§ **RECORDED INFORMATION**:
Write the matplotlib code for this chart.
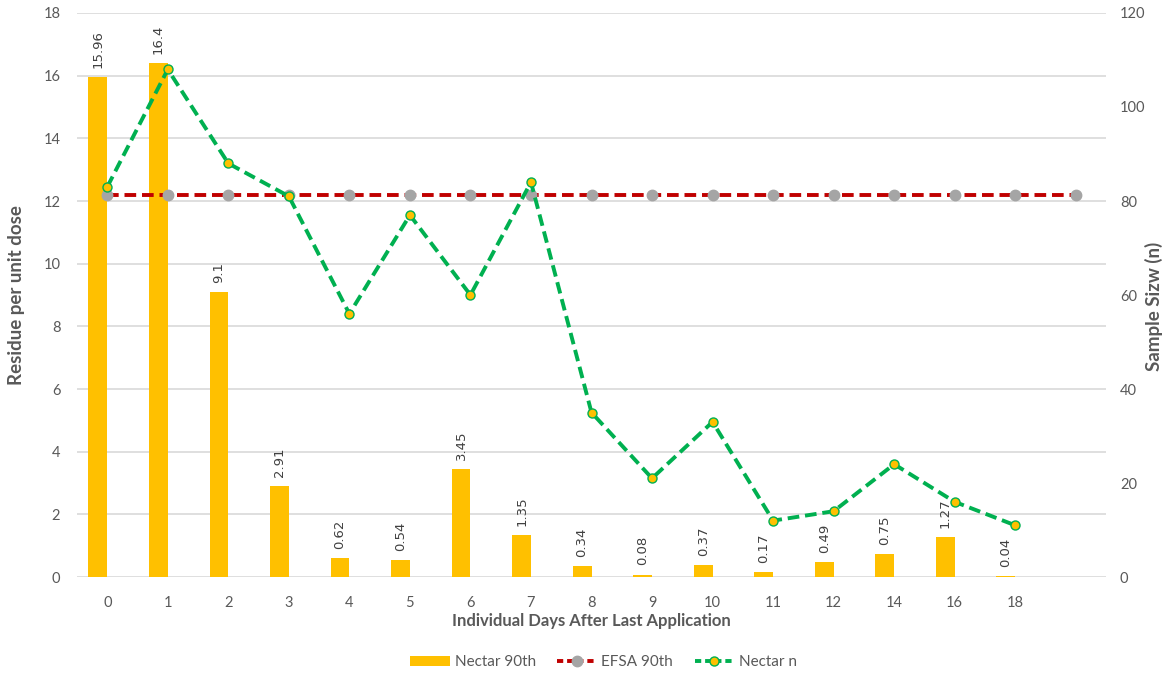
import matplotlib
matplotlib.use("Agg")
import matplotlib.pyplot as plt
import numpy as np
from matplotlib.patches import Patch
from matplotlib.lines import Line2D

days = ["0", "1", "2", "3", "4", "5", "6", "7", "8", "9", "10", "11", "12", "14", "16", "18"]
nectar_90th = [15.96, 16.4, 9.1, 2.91, 0.62, 0.54, 3.45, 1.35, 0.34, 0.08, 0.37, 0.17, 0.49, 0.75, 1.27, 0.04]
efsa_90th = [12.2] * 17  # one extra point in the unlabeled last slot
nectar_n = [83, 108, 88, 81, 56, 77, 60, 84, 35, 21, 33, 12, 14, 24, 16, 11]

plt.rcParams['font.family'] = ['Lato', 'DejaVu Sans']
GRAY = '#595959'

fig = plt.figure(figsize=(11.63, 6.73), dpi=100)
ax = fig.add_axes([0.0662, 0.1426, 0.8848, 0.8381])
ax2 = ax.twinx()

x = np.arange(len(days))
bw = 0.31
ax.bar(x - 0.155, nectar_90th, width=bw, color='#ffc000', zorder=2)
for xi, v in zip(x, nectar_90th):
    ax.annotate(f"{v:g}", (xi - 0.155, v), xytext=(0, 6.5), textcoords='offset points',
                rotation=90, ha='center', va='bottom', fontsize=9.5,
                family='DejaVu Sans', color='#404040')

LW = 2.8
DASH = (3.0, 1.5)
xe = np.arange(len(efsa_90th))
ax.plot(xe, efsa_90th, color='#c00000', lw=LW, dashes=DASH,
        marker='o', ms=7.5, mfc='#a5a5a5', mec='#a5a5a5', zorder=3)

ax2.plot(x, nectar_n, color='#00b050', lw=LW, dashes=DASH,
         marker='o', ms=6.5, mfc='#ffc000', mec='#00b050', mew=1.0, zorder=4)

ax.set_xlim(-0.5, 16.5)
ax.set_ylim(0, 18)
ax2.set_ylim(0, 120)
ax.set_yticks(np.arange(0, 19, 2))
ax2.set_yticks(np.arange(0, 121, 20))
ax.set_xticks(x)
ax.set_xticklabels(days)

ax.grid(axis='y', color='#d9d9d9', lw=1.2, zorder=0)
ax.set_axisbelow(True)
for a in (ax, ax2):
    for s in a.spines.values():
        s.set_visible(False)
    a.tick_params(length=0, colors=GRAY, labelsize=10.5)
ax.tick_params(axis='x', pad=14)
ax.tick_params(axis='y', pad=12)
ax2.tick_params(axis='y', pad=10)

ax.set_xlabel("Individual Days After Last Application", fontsize=12, fontweight='bold',
              color=GRAY, labelpad=2)
ax.set_ylabel("Residue per unit dose", fontsize=13.5, fontweight='bold', color=GRAY)
ax2.set_ylabel("Sample Sizw (n)", fontsize=13.5, fontweight='bold', color=GRAY)
ax.yaxis.set_label_coords(-0.0505, 0.5)
ax2.yaxis.set_label_coords(1.038, 0.48)

handles = [
    Patch(facecolor='#ffc000', edgecolor='none'),
    Line2D([], [], color='#c00000', lw=LW, dashes=(1.6, 1.0), marker='o', ms=7.5,
           mfc='#a5a5a5', mec='#a5a5a5'),
    Line2D([], [], color='#00b050', lw=LW, dashes=(1.6, 1.0), marker='o', ms=6.5,
           mfc='#ffc000', mec='#00b050'),
]
fig.legend(handles, ["Nectar 90th", "EFSA 90th", "Nectar n"], loc='center',
           bbox_to_anchor=(0.519, 0.016), ncol=3, frameon=False, fontsize=11,
           labelcolor=GRAY, handlelength=2.6, handleheight=0.6, columnspacing=1.4,
           handletextpad=0.3)

fig.savefig("out.png", dpi=100)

§ **CHALLENGE**:
Reproduce the data word for word, excluding its pictures.

§ **RESPONSE**:
Write the matplotlib code for this chart.
import matplotlib
matplotlib.use("Agg")
import matplotlib.pyplot as plt
import numpy as np
from matplotlib.patches import Patch
from matplotlib.lines import Line2D

days = ["0", "1", "2", "3", "4", "5", "6", "7", "8", "9", "10", "11", "12", "14", "16", "18"]
nectar_90th = [15.96, 16.4, 9.1, 2.91, 0.62, 0.54, 3.45, 1.35, 0.34, 0.08, 0.37, 0.17, 0.49, 0.75, 1.27, 0.04]
efsa_90th = [12.2] * 17  # one extra point in the unlabeled last slot
nectar_n = [83, 108, 88, 81, 56, 77, 60, 84, 35, 21, 33, 12, 14, 24, 16, 11]

plt.rcParams['font.family'] = ['Lato', 'DejaVu Sans']
GRAY = '#595959'

fig = plt.figure(figsize=(11.63, 6.73), dpi=100)
ax = fig.add_axes([0.0662, 0.1426, 0.8848, 0.8381])
ax2 = ax.twinx()

x = np.arange(len(days))
bw = 0.31
ax.bar(x - 0.155, nectar_90th, width=bw, color='#ffc000', zorder=2)
for xi, v in zip(x, nectar_90th):
    ax.annotate(f"{v:g}", (xi - 0.155, v), xytext=(0, 6.5), textcoords='offset points',
                rotation=90, ha='center', va='bottom', fontsize=9.5,
                family='DejaVu Sans', color='#404040')

LW = 2.8
DASH = (3.0, 1.5)
xe = np.arange(len(efsa_90th))
ax.plot(xe, efsa_90th, color='#c00000', lw=LW, dashes=DASH,
        marker='o', ms=7.5, mfc='#a5a5a5', mec='#a5a5a5', zorder=3)

ax2.plot(x, nectar_n, color='#00b050', lw=LW, dashes=DASH,
         marker='o', ms=6.5, mfc='#ffc000', mec='#00b050', mew=1.0, zorder=4)

ax.set_xlim(-0.5, 16.5)
ax.set_ylim(0, 18)
ax2.set_ylim(0, 120)
ax.set_yticks(np.arange(0, 19, 2))
ax2.set_yticks(np.arange(0, 121, 20))
ax.set_xticks(x)
ax.set_xticklabels(days)

ax.grid(axis='y', color='#d9d9d9', lw=1.2, zorder=0)
ax.set_axisbelow(True)
for a in (ax, ax2):
    for s in a.spines.values():
        s.set_visible(False)
    a.tick_params(length=0, colors=GRAY, labelsize=10.5)
ax.tick_params(axis='x', pad=14)
ax.tick_params(axis='y', pad=12)
ax2.tick_params(axis='y', pad=10)

ax.set_xlabel("Individual Days After Last Application", fontsize=12, fontweight='bold',
              color=GRAY, labelpad=2)
ax.set_ylabel("Residue per unit dose", fontsize=13.5, fontweight='bold', color=GRAY)
ax2.set_ylabel("Sample Sizw (n)", fontsize=13.5, fontweight='bold', color=GRAY)
ax.yaxis.set_label_coords(-0.0505, 0.5)
ax2.yaxis.set_label_coords(1.038, 0.48)

handles = [
    Patch(facecolor='#ffc000', edgecolor='none'),
    Line2D([], [], color='#c00000', lw=LW, dashes=(1.6, 1.0), marker='o', ms=7.5,
           mfc='#a5a5a5', mec='#a5a5a5'),
    Line2D([], [], color='#00b050', lw=LW, dashes=(1.6, 1.0), marker='o', ms=6.5,
           mfc='#ffc000', mec='#00b050'),
]
fig.legend(handles, ["Nectar 90th", "EFSA 90th", "Nectar n"], loc='center',
           bbox_to_anchor=(0.519, 0.016), ncol=3, frameon=False, fontsize=11,
           labelcolor=GRAY, handlelength=2.6, handleheight=0.6, columnspacing=1.4,
           handletextpad=0.3)

fig.savefig("out.png", dpi=100)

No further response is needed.